The poll asked about things like signing a ballot for a family member, voting in districts where people were no longer residents, or taking money to vote. There were no “Did you bring in a suitcase full of fake ballots at 3 a.m.?” questions. While all of these are violations of election laws, most of them could be innocuous. It’s easy to imagine one person filling out a ballot for their family member without changing how the vote would go.
The respondents were 33% Republican and 36% Democrat, so it hardly says anything about the proclivities of one party over the other. All it really shows is that mail-in voting is a bad idea that has a lot of weak points for securely and legitimately tallying votes. Of course anyone paying attention already knew this. Leaving the house and physically voting in person once every 2-4 years should not be too low of a bar to choose the direction of your country.
And in-person voting would be even easier if each Presidential election were a paid national holiday…
Indeed. I’ve never heard a good argument for not doing this.
It wouldn’t have much affect on the self-employed like myself.
PWS
Nor on me.
I don’t know if this qualifies as a good argument, but this would free up all of the employees of the government.
We would get a president selected by AFCSME, SEIU, NEA, & the AFT.
I’d be all for expanding Election Day to a four or five day event. That should be enough to allow everyone enough time to cast their ballot.

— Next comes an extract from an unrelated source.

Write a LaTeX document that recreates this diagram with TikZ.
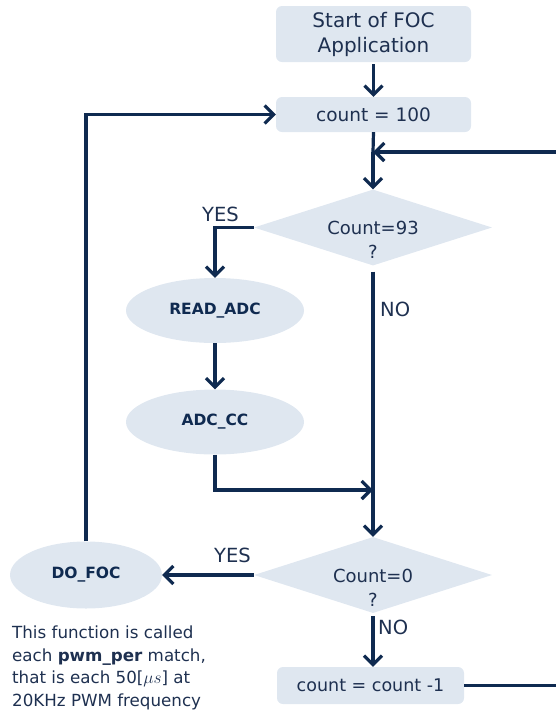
\documentclass[tikz,border=0pt]{standalone}
\usepackage{fontspec}
\setmainfont{DejaVu Sans}
\usetikzlibrary{arrows.meta,shapes.geometric}
\definecolor{boxfill}{HTML}{DFE7F0}
\definecolor{navy}{HTML}{0F2A50}
\definecolor{txt}{HTML}{1E3050}
\tikzset{
  rbox/.style={draw=none,fill=boxfill,rounded corners=6pt,inner sep=0pt,text=txt,align=center},
  ell/.style={ellipse,fill=boxfill,inner sep=0pt,text=navy,font=\fontsize{15.5}{18}\selectfont\bfseries},
  dia/.style={diamond,fill=boxfill,inner sep=0pt,minimum width=238pt,minimum height=76pt},
  dtext/.style={text=txt,align=center,font=\fontsize{18}{24}\selectfont,inner sep=0pt},
  lab/.style={text=txt,font=\fontsize{19.5}{22}\selectfont,inner sep=0pt},
  conn/.style={draw=navy,line width=3.2pt},
  arr/.style={conn,-{Straight Barb[length=9pt,width=18pt]}},
}
\begin{document}
\begin{tikzpicture}[x=1pt,y=-1pt]
\useasboundingbox (0,0) rectangle (555,713);
% boxes
\node[rbox,minimum width=195pt,minimum height=56pt,font=\fontsize{20}{25}\selectfont] (start) at (373.5,34) {Start of FOC\\Application};
\node[rbox,minimum width=195pt,minimum height=35pt,font=\fontsize{18.5}{22}\selectfont] (c100) at (373.5,114.5) {count = 100};
\node[dia] (d1) at (373,227.5) {};
\node[dtext] (d1t) at (373,240) {Count=93\\?};
\node[ell,minimum width=178pt,minimum height=65pt] (rd) at (215,310.5) {READ\_ADC};
\node[ell,minimum width=178pt,minimum height=65pt] (adc) at (215,422) {ADC\_CC};
\node[dia] (d2) at (373,575) {};
\node[dtext] (d2t) at (373,588) {Count=0\\?};
\node[ell,minimum width=152pt,minimum height=67pt] (foc) at (86,575) {DO\_FOC};
\node[rbox,minimum width=187pt,minimum height=37pt,font=\fontsize{17.5}{22}\selectfont] (cm1) at (370.5,685.5) {count = count -1};
% labels
\node[lab,anchor=south west] (yes1) at (202,222) {YES};
\node[lab,anchor=west] (no1) at (380,309) {NO};
\node[lab,anchor=south west] (yes2) at (214,563) {YES};
\node[lab,anchor=west] (no2) at (378,627) {NO};
\node[text=txt,align=left,anchor=north west,inner sep=0pt,font=\fontsize{16.7}{22.5}\selectfont] (note) at (12,626)
  {This function is called\\each \textbf{pwm\_per} match,\\that is each 50[$\mu s$] at\\20KHz PWM frequency};
% coordinates
\coordinate (j1) at (373,152);
\coordinate (rt) at (560,152);
\coordinate (rb) at (560,686);
\coordinate (j2) at (373,490);
% connectors
\draw[arr] (start.south) ++(0,2) -- (c100.north);
\draw[conn] (c100.south) -- (j1);
\draw[arr] (j1) -- (d1.north);
\draw[arr] (rt) -- (j1);
\draw[arr] (d1.west) -| (rd.north);
\draw[arr] (rd.south) -- (adc.north);
\draw[arr] (adc.south) |- (j2);
\draw[arr] ([yshift=-6pt]d1.south) -- (d2.north);
\draw[arr] (d2.west) -- (foc.east);
\draw[arr] (foc.north) |- (c100.west);
\draw[arr] ([yshift=-3pt]d2.south) -- (d2.south |- cm1.north);
\draw[conn] (cm1.east) -- (cm1.east -| rb);
\draw[conn] (rb) -- (rt);
\end{tikzpicture}
\end{document}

I have been voting by mail for years. I like it. I like sitting at the kitchen table, reading through the blue book (do all states have a blue book?) and voting. I can drop off my ballot or check that it was recorded online. I realize there’s problems. Namely that people who don’t live at that address anymore get a ballot in the mail. Last cycle they had an entire mail truck who purposely delayed delivering the ballots. You tend to vote early and sometimes miss that last minute news, although nothing ever said has changed who my vote would’ve been for. I’m not sure voting by mail is any more hazardous or hackable than voting by voting computer systems, assuming there’s meaningful precautions. As far as voting for someone else… well… my kid was away at college and the ballot came here. I didn’t try to cast their ballot, it needs a signature which they do check so I can’t say if I could have voted for them or not. In a country of 333 million people there is naturally some cheating that goes on. The question is how much would influence the vote? For a president, that’s a lot. For a school district, that would be very few. So… is there some fraud? Probably. Enough to change a federal Presidential vote in a meaningful way by using mail in ballots? Color me skeptical. I think the biggest danger of all is the parties continue to want to alter the voting process without real proof that there’s widespread problems with the actual voting process.